I've joined a couple of other folks in the attempt to rebuild their machines with Windows XP Media Center Edition 2004. I was resisting the move, but since Office 2003 has been released it gave me two reasons to rebuild my machine. To add even more incentive, one of my hard drives decided to start acting up and went into a forever loop on wanting me to run chkdsk at startup. Rather than try to solve that problem, went and got a new drive and it was time to FFR (FDisk, Format, ReInstall for those that don't know the acronym). Now I have the following:
- Intel 2.4ghz processor
- Intel 845EBG2 motherboard
- 1gb RAM
- NVidia GForceFX 5600 Ultra
- Hauppauge PVR-350
- SoundBlaster Audigy 2
- Promise Ultra133 TX2 controller
- Maxtor 250gb HD
- Maxtor 160gb HD
- Maxtor 120gb HD
- Maxtor 120gb HD via USB 2.0
Here is the quick and dirty instructions for getting MCE up and running.
- Install Windows Media Center Edition CD 1 and 2.
- Install Windows Media Center Edition 2004 update.
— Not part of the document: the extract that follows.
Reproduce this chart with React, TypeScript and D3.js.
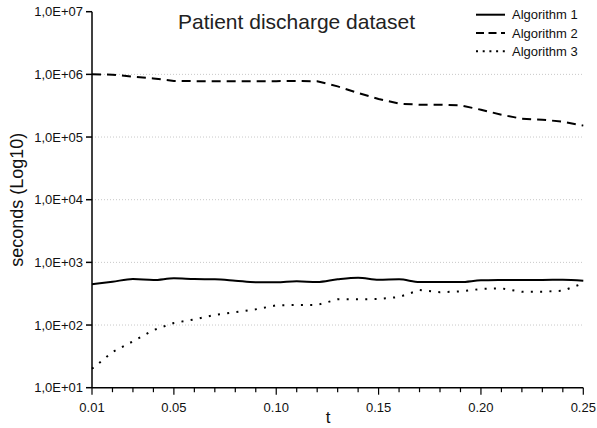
import React from "react";
import * as d3 from "d3";

const tValues = [0.01, 0.02, 0.03, 0.04, 0.05, 0.06, 0.07, 0.08, 0.09, 0.1, 0.11, 0.12, 0.13, 0.14, 0.15, 0.16, 0.17, 0.18, 0.19, 0.2, 0.21, 0.22, 0.23, 0.24, 0.25];
const alg1 = [447, 491, 542, 523, 557, 542, 537, 510, 481, 481, 499, 486, 537, 569, 529, 537, 486, 486, 486, 517, 523, 525, 525, 529, 510];
const alg2 = [1000000, 990000, 920000, 860000, 785000, 780000, 780000, 780000, 780000, 780000, 782000, 775000, 644000, 505000, 405000, 341000, 328000, 328000, 320000, 273000, 227000, 196000, 189000, 176000, 152000];
const alg3 = [20, 37, 55, 83, 108, 123, 145, 160, 178, 206, 209, 209, 257, 257, 260, 280, 362, 333, 345, 376, 385, 340, 340, 353, 464];
const seriesNames = ["Algorithm 1", "Algorithm 2", "Algorithm 3"];
const yTicks = [10, 100, 1000, 10000, 100000, 1000000, 10000000];
const yTickLabels = ["1,0E+01", "1,0E+02", "1,0E+03", "1,0E+04", "1,0E+05", "1,0E+06", "1,0E+07"];
const xMajor = [0.01, 0.05, 0.1, 0.15, 0.2, 0.25];
const xMajorLabels = ["0.01", "0.05", "0.10", "0.15", "0.20", "0.25"];
const title = "Patient discharge dataset";

const FONT = "'Liberation Sans', Arial, sans-serif";

export default function App() {
  const W = 597, H = 428;
  const x = d3.scaleLinear().domain([0.01, 0.25]).range([92, 583.3]);
  const y = d3.scaleLog().domain([10, 1e7]).range([387.7, 11.7]);
  const series = [alg1, alg2, alg3];
  const styles = [
    { dash: undefined as string | undefined, legendDash: undefined as string | undefined, curve: d3.curveMonotoneX },
    { dash: "9,6", legendDash: "8,4.5", curve: d3.curveLinear },
    { dash: "2,7.3", legendDash: "2,4.7", curve: d3.curveLinear },
  ];
  const x0 = x(0.01), x1 = x(0.25), yb = y(10), yt = y(1e7);
  return (
    <svg width={W} height={H} style={{ position: "absolute", left: 0, top: 0, background: "#fff" }} fontFamily={FONT}>
      {yTicks.filter(v => v > 10 && v < 1e7).map(v => (
        <line key={"g" + v} x1={x0} x2={x1} y1={y(v)} y2={y(v)} stroke="#c8c8c8" strokeWidth={1} strokeDasharray="1,2" />
      ))}
      {series.map((s, i) => {
        const line = d3.line<number>().x((_, j) => x(tValues[j])).y(d => y(d)).curve(styles[i].curve);
        return <path key={"s" + i} d={line(s) || ""} fill="none" stroke="#000" strokeWidth={2} strokeDasharray={styles[i].dash} strokeLinecap="butt" />;
      })}
      <line x1={x0} x2={x0} y1={yt} y2={yb} stroke="#000" strokeWidth={1.5} />
      <line x1={x0} x2={x1} y1={yb} y2={yb} stroke="#000" strokeWidth={1.5} />
      {yTicks.map((v, i) => (
        <g key={"yt" + v}>
          <line x1={x0 - 6} x2={x0} y1={y(v)} y2={y(v)} stroke="#000" strokeWidth={1.5} />
          <text x={x0 - 9} y={y(v) + 4.7} textAnchor="end" fontSize={13} fill="#111">{yTickLabels[i]}</text>
        </g>
      ))}
      {tValues.map(t => {
        const major = xMajor.some(m => Math.abs(m - t) < 1e-9);
        return <line key={"xt" + t} x1={x(t)} x2={x(t)} y1={yb} y2={yb + (major ? 7 : 4.5)} stroke="#000" strokeWidth={1.2} />;
      })}
      {xMajor.map((t, i) => (
        <text key={"xl" + t} x={x(t)} y={411.5} textAnchor="middle" fontSize={13} fill="#111">{xMajorLabels[i]}</text>
      ))}
      <text x={328} y={423} textAnchor="middle" fontSize={17} fill="#111">t</text>
      <text transform={`translate(23,${(yt + yb) / 2}) rotate(-90)`} textAnchor="middle" fontSize={18} fill="#111">seconds (Log10)</text>
      <text x={296.5} y={29.3} textAnchor="middle" fontSize={21} fill="#222">{title}</text>
      {seriesNames.map((n, i) => {
        const by = 19.3 + i * 18.3;
        return (
          <g key={"lg" + i}>
            <line x1={476} x2={505} y1={by - 4.6} y2={by - 4.6} stroke="#000" strokeWidth={2} strokeDasharray={styles[i].legendDash} />
            <text x={512} y={by} fontSize={13} fill="#111">{n}</text>
          </g>
        );
      })}
    </svg>
  );
}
- Install drivers for you video card.
- Install drivers for your sound card.
- Install drivers for the Hauppauge PVR-350 (downloaded from their website).
- Install WinDVD 5 demo (available from their website).
Step 6 is probably the one that will bite most people. The error presented by MCE when you try to start My TV is kind vague. Essentially, you have to have the MPEG2 video codec installed (which is installed with the demo version of WinDVD).
Another nice side effect of having the Hauppauge PVR-350 is that the WinTV2000 software will co-exist on the same machine; allowing you to utilize of of the additional features of the card (hardware out, svideo input, control over MPEG2 encoding parameters, etc.). As for recording something for later playback, MCE is perfect... but if you want to record something for conversion to VCD/DVD, the WinTV2000 software is a bit better IMO.
Also, I think over time, I will slowly be replacing the existing hard drives with at least 250gb drives... I want to get to a terabyte ;-)
And, yes, I have verified that MCE is written using .NET! :-D It's kinda weird, but it's written (even the 2004 edition) in 1.0. Not sure why they didn't upgrade to 1.1; in any case, it's downright impressive to see that .NET is completely capable of being as responsive as MCE is. I know some people would point out that it's also utilizing DirectX instead of the Windows Forms engine; nonetheless, it's pretty rock solid and an AWSOME example of what a smart client application can be using .NET.